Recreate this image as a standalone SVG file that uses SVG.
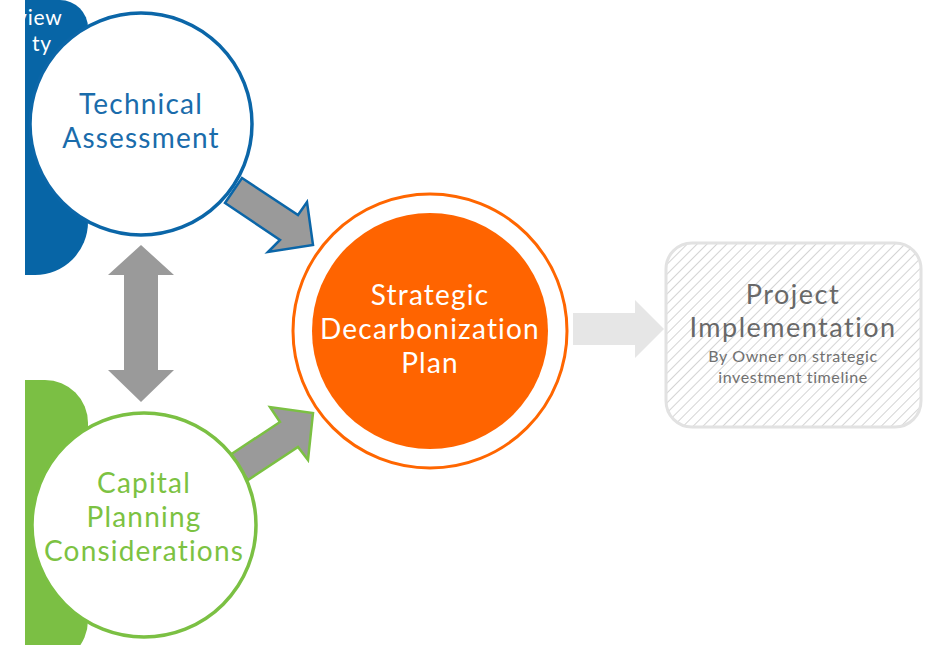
<svg xmlns="http://www.w3.org/2000/svg" width="927" height="645" viewBox="0 0 927 645">
<style>
.t{font-family:Lato,"Open Sans","Liberation Sans",sans-serif;text-anchor:middle}
.big{font-size:28px;letter-spacing:1.2px}
.pi{font-size:27px;letter-spacing:1.5px;fill:#686868}
.sm{font-size:16px;letter-spacing:0.6px;fill:#707070}
</style>
<defs>
<pattern id="hatch" patternUnits="userSpaceOnUse" width="7" height="7" patternTransform="rotate(45)">
<line x1="0" y1="0" x2="0" y2="7" stroke="#d4d4d4" stroke-width="2"/>
</pattern>
<clipPath id="clipL"><rect x="25" y="0" width="900" height="645"/></clipPath>
</defs>
<rect width="927" height="645" fill="#ffffff"/>
<g id="side-blue">
<path d="M25,0 H60 A28,28 0 0 1 88,28 V222 A53,53 0 0 1 35,275 H25 Z" fill="#0765a6"/>
<g clip-path="url(#clipL)" font-family="Lato,'Open Sans','Liberation Sans',sans-serif" font-size="21" letter-spacing="0.8" fill="#ffffff">
<text x="16" y="25">view</text>
<text x="32" y="51">ty</text>
</g>
</g>
<g id="side-green">
<path d="M25,380 H45 A43,43 0 0 1 88,423 V620 A45,45 0 0 1 43,665 H25 Z" fill="#7bbf44"/>
</g>
<g id="connectors">
<polygon points="242,178 298,215 307,202 313,245 268,252 280,240 225,203" fill="#9a9a9a" stroke="#0b66a8" stroke-width="2.5" stroke-linejoin="miter"/>
<polygon points="230,455 280,422 270,407 313,413 308,460 298,447 248,480" fill="#9a9a9a" stroke="#7bc043" stroke-width="2.5" stroke-linejoin="miter"/>
<polygon points="141,245 174,275 158,275 158,370 174,370 141,402 108,370 124,370 124,275 108,275" fill="#9a9a9a"/>
<polygon points="573,313 635,313 635,300 664,329 635,358 635,345 573,345" fill="#e6e6e6"/>
</g>
<g id="technical-assessment">
<circle cx="141" cy="124" r="111" fill="#ffffff" stroke="#0b66a8" stroke-width="3.5"/>
<text class="t big" x="141" y="114" fill="#1a6cab">Technical</text>
<text class="t big" x="141" y="148" fill="#1a6cab">Assessment</text>
</g>
<g id="capital-planning">
<circle cx="144" cy="525" r="112" fill="#ffffff" stroke="#7bc043" stroke-width="3.5"/>
<text class="t big" x="144" y="493" fill="#7cc242">Capital</text>
<text class="t big" x="144" y="527" fill="#7cc242">Planning</text>
<text class="t big" x="144" y="561" fill="#7cc242">Considerations</text>
</g>
<g id="strategic-plan">
<circle cx="430" cy="331" r="137" fill="#ffffff" stroke="#ff6600" stroke-width="3"/>
<circle cx="430" cy="331" r="118" fill="#ff6400"/>
<text class="t big" x="430" y="305" fill="#ffffff">Strategic</text>
<text class="t big" x="430" y="339" fill="#ffffff">Decarbonization</text>
<text class="t big" x="430" y="373" fill="#ffffff">Plan</text>
</g>
<g id="project-implementation">
<rect x="666" y="243" width="255" height="184" rx="26" fill="url(#hatch)" stroke="#e2e2e2" stroke-width="3"/>
<text class="t pi" x="793" y="304">Project</text>
<text class="t pi" x="793" y="337">Implementation</text>
<text class="t sm" x="793" y="362">By Owner on strategic</text>
<text class="t sm" x="793" y="383">investment timeline</text>
</g>
</svg>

• TASK DETAILS:
Reproduce the listing above exactly, excluding all pictures.

• EXERCISE SOLUTION:
Recreate this image as a standalone SVG file that uses SVG.
<svg xmlns="http://www.w3.org/2000/svg" width="927" height="645" viewBox="0 0 927 645">
<style>
.t{font-family:Lato,"Open Sans","Liberation Sans",sans-serif;text-anchor:middle}
.big{font-size:28px;letter-spacing:1.2px}
.pi{font-size:27px;letter-spacing:1.5px;fill:#686868}
.sm{font-size:16px;letter-spacing:0.6px;fill:#707070}
</style>
<defs>
<pattern id="hatch" patternUnits="userSpaceOnUse" width="7" height="7" patternTransform="rotate(45)">
<line x1="0" y1="0" x2="0" y2="7" stroke="#d4d4d4" stroke-width="2"/>
</pattern>
<clipPath id="clipL"><rect x="25" y="0" width="900" height="645"/></clipPath>
</defs>
<rect width="927" height="645" fill="#ffffff"/>
<g id="side-blue">
<path d="M25,0 H60 A28,28 0 0 1 88,28 V222 A53,53 0 0 1 35,275 H25 Z" fill="#0765a6"/>
<g clip-path="url(#clipL)" font-family="Lato,'Open Sans','Liberation Sans',sans-serif" font-size="21" letter-spacing="0.8" fill="#ffffff">
<text x="16" y="25">view</text>
<text x="32" y="51">ty</text>
</g>
</g>
<g id="side-green">
<path d="M25,380 H45 A43,43 0 0 1 88,423 V620 A45,45 0 0 1 43,665 H25 Z" fill="#7bbf44"/>
</g>
<g id="connectors">
<polygon points="242,178 298,215 307,202 313,245 268,252 280,240 225,203" fill="#9a9a9a" stroke="#0b66a8" stroke-width="2.5" stroke-linejoin="miter"/>
<polygon points="230,455 280,422 270,407 313,413 308,460 298,447 248,480" fill="#9a9a9a" stroke="#7bc043" stroke-width="2.5" stroke-linejoin="miter"/>
<polygon points="141,245 174,275 158,275 158,370 174,370 141,402 108,370 124,370 124,275 108,275" fill="#9a9a9a"/>
<polygon points="573,313 635,313 635,300 664,329 635,358 635,345 573,345" fill="#e6e6e6"/>
</g>
<g id="technical-assessment">
<circle cx="141" cy="124" r="111" fill="#ffffff" stroke="#0b66a8" stroke-width="3.5"/>
<text class="t big" x="141" y="114" fill="#1a6cab">Technical</text>
<text class="t big" x="141" y="148" fill="#1a6cab">Assessment</text>
</g>
<g id="capital-planning">
<circle cx="144" cy="525" r="112" fill="#ffffff" stroke="#7bc043" stroke-width="3.5"/>
<text class="t big" x="144" y="493" fill="#7cc242">Capital</text>
<text class="t big" x="144" y="527" fill="#7cc242">Planning</text>
<text class="t big" x="144" y="561" fill="#7cc242">Considerations</text>
</g>
<g id="strategic-plan">
<circle cx="430" cy="331" r="137" fill="#ffffff" stroke="#ff6600" stroke-width="3"/>
<circle cx="430" cy="331" r="118" fill="#ff6400"/>
<text class="t big" x="430" y="305" fill="#ffffff">Strategic</text>
<text class="t big" x="430" y="339" fill="#ffffff">Decarbonization</text>
<text class="t big" x="430" y="373" fill="#ffffff">Plan</text>
</g>
<g id="project-implementation">
<rect x="666" y="243" width="255" height="184" rx="26" fill="url(#hatch)" stroke="#e2e2e2" stroke-width="3"/>
<text class="t pi" x="793" y="304">Project</text>
<text class="t pi" x="793" y="337">Implementation</text>
<text class="t sm" x="793" y="362">By Owner on strategic</text>
<text class="t sm" x="793" y="383">investment timeline</text>
</g>
</svg>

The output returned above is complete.